Questa interpretazione è confermata dal passo del Talmud di Gerusalemme, trattato Avodà Zarà cap. II, dove è chiaramente scritto: “Il giorno in cui Geroboamo fece costruire i due vitelli d’oro, Romolo e Remo costruirono due capanne o baracche in Roma“. È infatti cosa notissima ai Dottori che essi furono i fondatori dell’antica Roma.
La presenza ebraica nella capitale dell’Impero
La presenza ebraica a Roma e la conseguente Comunità romana rappresentano, come noto, la più antica d’Europa. I primi contatti tra gli ebrei e l’Impero risalgono alle ambascerie inviate da Simone Maccabeo nell’anno 139 a.e.v. per ottenere l’amicizia e l’alleanza dei Romani. In conseguenza di questa alleanza iniziarono, probabilmente, le prime emigrazioni verso l’Urbe. A questi primi arrivati si aggiunsero successivamente gruppi di mercanti e quegli ebrei che furono portati nella capitale in qualità di prigionieri, a seguito delle guerre di Pompeo nel 60 a.e.v. e di Vespasiano e Tito nel 70 d.e.v.

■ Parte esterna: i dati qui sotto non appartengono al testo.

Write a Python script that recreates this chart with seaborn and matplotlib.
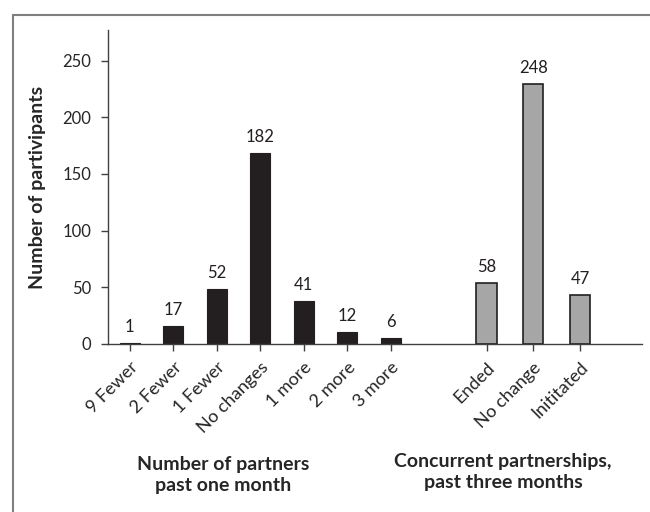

La letteratura rabbinica racconta come nell’Urbe giungevano spesso rabbini anche da luoghi lontani per incontrare personalità altolocate. Nel trattato Bereshit Rabbà cap. II si narra che a Rabban Gamliel furono poste domande da parte del senato romano. Non solo a questo illustre Maestro furono rivolti quesiti, ma anche ad altri dottori ebrei interpellati su questioni religiose. A Rabbi Yehoshua ben Chananyà il senato chiese delucidazioni sulla resurrezione dei morti nell’ebraismo (Sanhedrin).
Molti Maestri della Terra d’Israele, durante le persecuzioni dell’imperatore Adriano, risiedettero a Roma e furono designati come capi di Accademie rabbiniche o direttori spirituali della comunità ebraica locale. Tra questi vorrei ricordare Matyà ben Cheresh, che diresse un’Accademia rabbinica nella capitale, nella quale confluirono tantissimi studenti da ogni parte della Diaspora (Sanhedrin 32), e Rabbi Akivà, che si recò a Roma con una rappresentanza di grandi Maestri – Rabban Gamliel, Rabbi Elazar ben Azaria e Rabbi Yehoshuà – alla fine del regno di Domiziano.
La grandezza della capitale imperiale
Un passo del Talmud descrive perfino la grandezza dell’area della città e i mercati che essa possedeva. Così è scritto nel trattato Meghillà, come riporta Morè Nello Pavoncello Z”L:
Disse Rabbi Ullà: l’Italia della Grecia è la grande città di Roma, la quale ricopre un’area di trecento ‘parsà’ per trecento ‘parsà'” – nei testi rabbinici la parsà indica una misura di lunghezza pari a circa 60 km. “Essa ha 365 mercati, secondo il numero dei giorni dell’anno solare […]. In Roma si trovano 3.000 bagni termali; da 500 finestre il fumo si alza sopra le mura, un lato delle quali è rivolto verso il mare, un lato verso i monti e le colline; da un altro lato delle mura si trova una barriera di ferro e presso uno dei lati, infine, vi è un muro costruito con pietre sottili ed una palude” (Talmud babilonese, trattato Meghillà 6a).
I grandi rabbini percorsero centinaia di chilometri per giungere nell’antica Roma imperiale, come confermato dall’immensa letteratura talmudica e midrashica che possiamo ancora oggi consultare. Un viaggio straordinario dei Maestri attraverso la rete stradale romana, simbolo di connessione e potere: una quantità imponente di vie che non solo unirono un impero vasto e multietnico, ma gettarono le basi per il mondo moderno.